Aura de mistério e policiamento ostensivo
Vigilantes ou curiosos, multiplicam-se os olhares na altura do número 1.889 da Avenida Assis Brasil nos últimos meses. Fardados, guardas ao redor do prédio à esquina com a Rua Bezerra de Menezes monitoram, durante todo o dia, a movimentação do local: os mais ousados são repreendidos e, eventualmente, interpelados pela segurança por espicharem o olho por tempo demais ou apontarem o smartphone para o prédio.
"Cuidadosos", "desconfiados" e "misteriosos" são apenas alguns dos termos que comerciantes e moradores do entorno usam para tentar descrever o estranhamento causado pelo excesso de precaução dos norte-americanos, que começou antes mesmo de o departamento se instalar em Porto Alegre.
Ainda durante a obra, a preocupação dos americanos com a segurança ficou evidente para os vizinhos.
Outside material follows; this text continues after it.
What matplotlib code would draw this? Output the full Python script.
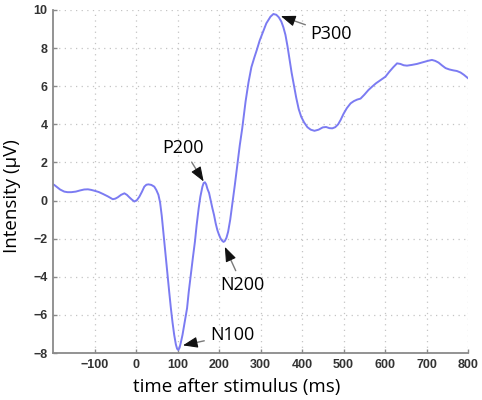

Além de fomentar a curiosidade sobre o que estava sendo feito no local, deu margem a especulações das mais variadas.
– A gente tinha a impressão de que ia ser uma igreja. Colocaram uns tapumes até o meio da rua. Mas aí vimos que tinha muitos gringos, mexicanos, colombianos trabalhando na obra – conta o empresário Tiago Guerrieri, que mora há duas quadras do local.
– Eles são bem desconfiados. Às vezes, nem os motoristas dos caminhões entravam na obra: vinha um cara deles pegar a carga. Passavam detector de metais em tudo que chegava. Nunca tentei entrar lá e, se tentar, com certeza não vou conseguir – diz Alexandre Tomasel.
Inconteste, no entanto, são os reflexos positivos que a chegada dos vizinhos cautelosos trouxe para as vias do entorno. Isso porque, além da segurança do prédio, as visitas da Brigada Militar passaram a ser mais frequentes na percepção dos vizinhos – durante o período em que a reportagem esteve no local, uma viatura da BM permaneceu estacionada à esquina da Assis Brasil com a Bezerra de Menezes.
– Foi bom pela segurança. Era muito difícil ver uma viatura aqui. Agora é diário – avalia Jorge Morandi.